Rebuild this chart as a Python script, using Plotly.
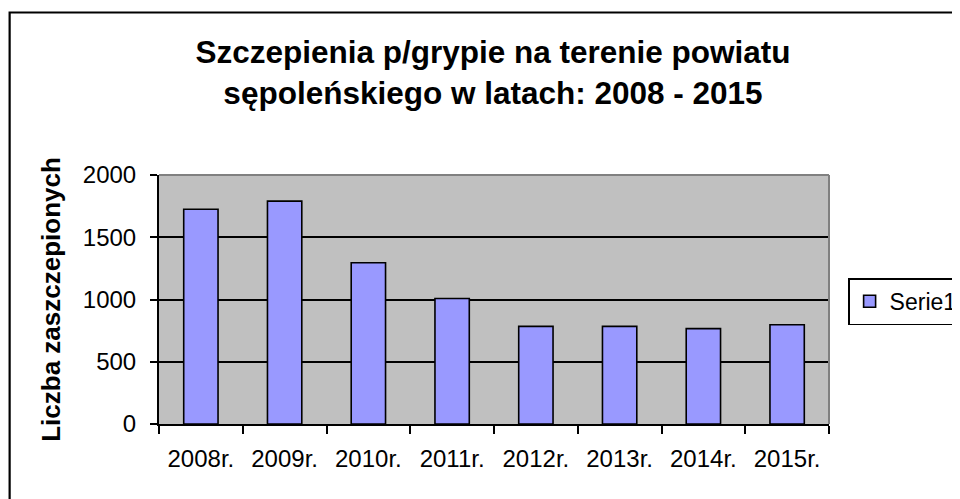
import plotly.graph_objects as go

categories = ["2008r.", "2009r.", "2010r.", "2011r.", "2012r.", "2013r.", "2014r.", "2015r."]
values = [1725, 1790, 1295, 1008, 784, 784, 766, 797]
y_ticks = [0, 500, 1000, 1500, 2000]
series_name = "Serie1"
title_text = "Szczepienia p/grypie na terenie powiatu<br>sępoleńskiego w latach: 2008 - 2015"
y_title = "Liczba zaszczepionych"

# the page body adds an 8px margin, so the figure is sized/shifted to fit the window
OFF = 8
W, H = 960 - OFF, 499 - OFF
L, R, T, B = 159.3 - OFF, 829.0 - OFF, 174.5 - OFF, 424.3 - OFF
pw, ph = R - L, B - T

FONT = "Arial, Liberation Sans, sans-serif"

fig = go.Figure()
fig.add_trace(go.Bar(
    x=categories, y=values, name=series_name,
    marker=dict(color="#9999FF", line=dict(color="black", width=1.6)),
    showlegend=True,
))

def px_x(p):
    return (p - OFF - L) / pw

def px_y(p):
    return (B - (p - OFF)) / ph

fig.update_layout(
    width=W, height=H, autosize=False,
    margin=dict(l=L, r=W - R, t=T, b=H - B, autoexpand=False),
    paper_bgcolor="white",
    plot_bgcolor="#C0C0C0",
    font=dict(family=FONT, size=24, color="black"),
    title=dict(
        text=title_text,
        x=(493 - OFF) / W, xref="container", xanchor="center",
        y=1 - 55 / H, yref="container", yanchor="top",
        font=dict(family=FONT, size=31.5, color="black", weight="bold"),
    ),
    bargap=0.59,
    showlegend=True,
    legend=dict(
        x=px_x(848), y=px_y(278), xanchor="left", yanchor="top",
        xref="paper", yref="paper",
        bordercolor="black", borderwidth=1.6, bgcolor="white",
        font=dict(family=FONT, size=23, color="black"),
        itemwidth=30,
    ),
    xaxis=dict(
        type="category",
        showgrid=False, zeroline=False,
        showline=True, linecolor="black", linewidth=2,
        ticks="outside", tickson="boundaries", ticklen=8, tickwidth=2, tickcolor="black",
        tickfont=dict(family=FONT, size=24, color="black"),
        ticklabelstandoff=12,
        fixedrange=True,
    ),
    yaxis=dict(
        range=[0, 2000], tickvals=y_ticks,
        showgrid=True, gridcolor="black", gridwidth=1.6,
        zeroline=False,
        showline=True, linecolor="black", linewidth=2,
        ticks="outside", ticklen=7, tickwidth=2, tickcolor="black",
        tickfont=dict(family=FONT, size=24, color="black"),
        ticklabelstandoff=9,
        title=dict(text=y_title, font=dict(family=FONT, size=26, color="black", weight="bold"), standoff=15),
        fixedrange=True,
    ),
    shapes=[
        dict(type="line", xref="paper", yref="paper", x0=0, x1=1, y0=1, y1=1,
             line=dict(color="#808080", width=2), layer="above"),
        dict(type="line", xref="paper", yref="paper", x0=1, x1=1, y0=0, y1=1,
             line=dict(color="#808080", width=2), layer="above"),
        dict(type="rect", xref="paper", yref="paper",
             x0=px_x(10), x1=px_x(1000), y0=px_y(560), y1=px_y(11.5),
             line=dict(color="black", width=2.2), layer="below"),
    ],
)

fig.write_html("out.html")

++++++++++++++++++++

**Task goal**
Would you reproduce the lines above, from the very first through the line containing "import plotly.graph_objects as go", exactly and without the pictures?

**Final answer**
Rebuild this chart as a Python script, using Plotly.
import plotly.graph_objects as go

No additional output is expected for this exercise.